Because of Rwandan history and the 1994 Genocide against the Tutsi, Rwandan families are scattered and that criteria will be an impediment not only to the client but also to the banking sector
Banks are likely to incur big loses if they fail to realise their securities after the new Land and Concession bills are gazetted.
In the Article 22 law no 22/99 of 12/11/99 and Article 34 to 35 law no 08/5 of 14/07/05 which stipulate that in order to access a bank loan some one must have signatories of all family members and the minors should be represented.
The problem appeared after banks started to recover their money through the selling of securities one of the family members would object the auction.
“We have registered many cases where one person in the family members opposes the selling of collateral claiming that he/she was not informed about the loan and did not sign thus delaying the realisation of the security”, Jean Marie Gacandaga Head of risk management in the Bank of Kigali said recently.
Apart from realising collaterals, the other concern in the law is the criteria to have all family members signatures. Because of Rwandan history and the 1994 Genocide against the Tutsi, Rwandan families are scattered and that criteria will be an impediment not only to the client but also to the banking sector.
Common cases are whereby children are not in the country especially in different countries for studies, and where the husband or the wife resides in different countries for official duties.
“Our business and the purpose of banks is to lend money, if these laws are not revised we are even likely to close because it’s a big threat,” Jean Marie Gacandaga said.

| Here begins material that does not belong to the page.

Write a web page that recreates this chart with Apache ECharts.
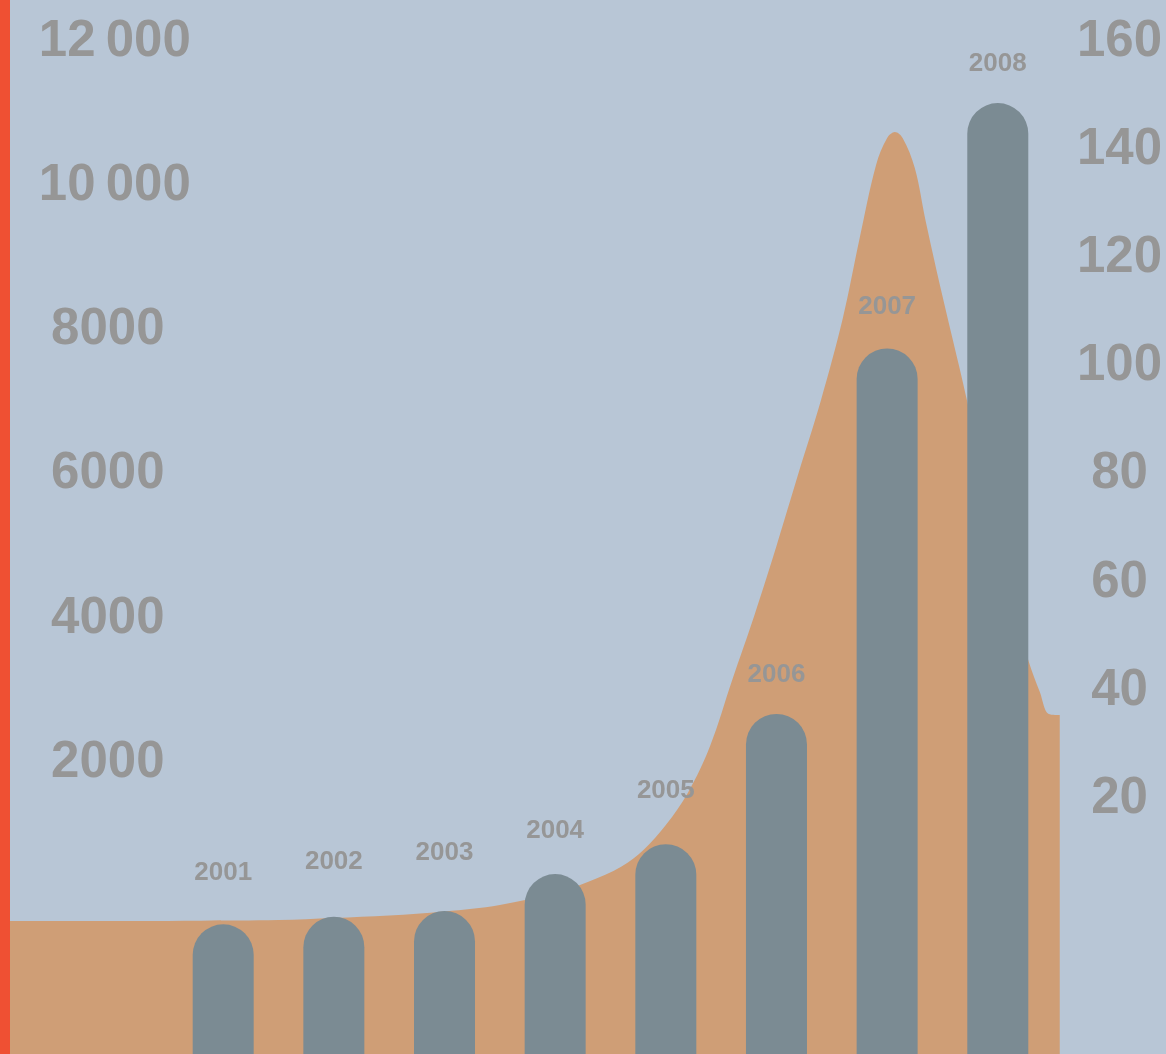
<!DOCTYPE html>
<html>
<head>
<meta charset="utf-8">
<script src="https://cdn.jsdelivr.net/npm/echarts@6/dist/echarts.min.js"></script>
<style>
  html, body { margin: 0; padding: 0; background: #b8c6d6; }
  #chart { width: 1166px; height: 1054px; }
</style>
</head>
<body>
<div id="chart"></div>
<script>
// Years shown as pills
const years = [2001, 2002, 2003, 2004, 2005, 2006, 2007, 2008];
// Pill heights, counted up from the bottom edge
const pillValues = [20.4, 21.6, 22.5, 28.3, 33.0, 53.5, 111.0, 149.6];

// Curve behind the pills: position along the years and value on the left scale
const curveYears = [1999.0, 1999.6, 2000.2, 2000.8, 2001.5, 2002.0, 2002.5, 2003.0, 2003.5,
  2004.0, 2004.3, 2004.6, 2004.8, 2005.0, 2005.2, 2005.4, 2005.6, 2005.8, 2006.0, 2006.2,
  2006.4, 2006.6, 2006.75, 2006.9, 2007.0, 2007.07, 2007.14, 2007.25, 2007.35, 2007.5,
  2007.65, 2007.8, 2008.0, 2008.2, 2008.28, 2008.38, 2008.46, 2008.56];
const curveValues = [-255, -255, -254, -250, -241, -213, -179, -123, -33,
  140, 290, 500, 733, 1076, 1524, 2171, 3086, 3980, 4944, 5958,
  6954, 8104, 9199, 10226, 10600, 10683, 10600, 10183, 9437, 8409,
  7439, 6441, 5151, 3807, 3340, 2920, 2615, 2600];

// Tick labels
const leftTicks = [2000, 4000, 6000, 8000, 10000, 12000];
const rightTicks = [20, 40, 60, 80, 100, 120, 140, 160];

// Spacing between each pill top and its year label
const labelLift = [39, 42, 45, 30, 40, 26, 29, 26];

const FONT = "'Liberation Sans', Arial, Helvetica, sans-serif";
const GREY = '#969696';

const groupDigits = v => v >= 10000
  ? String(v).replace(/\B(?=(\d{3})+(?!\d))/g, '\u2009')
  : String(v);

const tickText = { fontFamily: FONT, fontSize: 51, fontWeight: 'bold', color: GREY };

const gridBox = { left: 1.88, right: -53.1 };

const chart = echarts.init(document.getElementById('chart'), null, { renderer: 'canvas' });

chart.setOption({
  backgroundColor: '#b8c6d6',
  animation: false,
  grid: [
    Object.assign({ top: 37, height: 1298.4, outerBoundsMode: 'none', containLabel: false }, gridBox),
    Object.assign({ top: 37, bottom: 0, outerBoundsMode: 'none', containLabel: false }, gridBox)
  ],
  xAxis: [
    { gridIndex: 0, type: 'value', min: 1999, max: 2010, show: false },
    { gridIndex: 1, type: 'value', min: 1999, max: 2010, show: false }
  ],
  yAxis: [
    {
      gridIndex: 0, type: 'value', position: 'left',
      min: -6000, max: 12000, interval: 2000,
      axisLine: { show: false }, axisTick: { show: false }, splitLine: { show: false },
      axisLabel: Object.assign({
        inside: true, margin: 105.9, align: 'center', verticalAlign: 'middle',
        padding: [9, 0, 0, 0],
        formatter: v => leftTicks.includes(v)
          ? (v >= 10000 ? '{w|' + groupDigits(v) + '}' : groupDigits(v))
          : '',
        rich: { w: Object.assign({ padding: [0, 0, 0, 14] }, tickText) }
      }, tickText)
    },
    {
      gridIndex: 0, type: 'value', position: 'right',
      min: -80, max: 160, interval: 20,
      axisLine: { show: false }, axisTick: { show: false }, splitLine: { show: false },
      axisLabel: Object.assign({
        inside: true, margin: 99.6, align: 'center', verticalAlign: 'middle',
        formatter: v => rightTicks.includes(v) ? '{r|' + v + '}' : '',
        rich: { r: Object.assign({ padding: [9, 0, 0, 0] }, tickText) }
      }, tickText)
    },
    { gridIndex: 1, type: 'value', min: 0, max: 160, show: false }
  ],
  series: [
    {
      type: 'line',
      xAxisIndex: 0, yAxisIndex: 0,
      data: curveYears.map((y, i) => [y, curveValues[i]]),
      smooth: 0.35,
      symbol: 'none',
      lineStyle: { width: 0 },
      areaStyle: { color: '#cf9e76', opacity: 1, origin: 'start' },
      z: 1,
      silent: true
    },
    {
      type: 'bar',
      xAxisIndex: 1, yAxisIndex: 2,
      barWidth: 61,
      data: years.map((y, i) => ({
        value: [y, pillValues[i]],
        label: { distance: labelLift[i] }
      })),
      itemStyle: { color: '#7b8b93', borderRadius: [30.5, 30.5, 0, 0] },
      label: {
        show: true, position: 'top',
        fontFamily: FONT, fontSize: 26, fontWeight: 'bold', color: GREY,
        formatter: p => String(p.value[0])
      },
      z: 2,
      silent: true
    }
  ],
  graphic: [
    {
      type: 'rect', left: 0, top: 0, z: 100,
      shape: { width: 10, height: 1054 },
      style: { fill: '#ef5033' }
    }
  ]
});
</script>
</body>
</html>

Simon Ntirampeba legal advisor in Bank of Kigali, said the issue will be raised in the upcoming General Assembly of Banks and later to the Minister of Finance and Economic Planning for quick response.
Banks suggest that in order to access a bank loan only two people would be enough especially spouses unlike where all children and representatives of minors should have signatures on the consent form.
According to Hannington Namara of Commercial Banks of Rwanda (BCR) it is a general problem to all banks in the country. However there has not been particular case in BCR where one of the family members protested the realisation of the guarantee.
”When collaterals become Non-performing loans, judicial measures will be taken because they were given before the laws were drafted,” Namara said.
“Our clients are getting used to the change because it’s not us but the law. Currently we request them have a consent form which is signed by all family members,” he added.
The law comes when the Government of Rwanda is undergoing through financial reform and encouraging the saving culture especially to low income earners.
The current figures indicate that only 22 percent of the population access bank services including loans and the law might reverse the trend.
When contacted the Governor of the Central Bank Francois Kanimba referred the reporter to the Ministry of Land and Natural Resources.
According to Vincent Karega, State Minister in charge of Environment and Mining, the law will rather boost the sector (banking) because it will be used as collateral for many farmers. He said farmers will use their land titles to have access to small loans for improved seeds, fertilisers.
The state-managed land law which was voted early last year is part of the efforts to national land tenure reform.
The state will play the role of a regulator after starting to implement and currently working on land titles.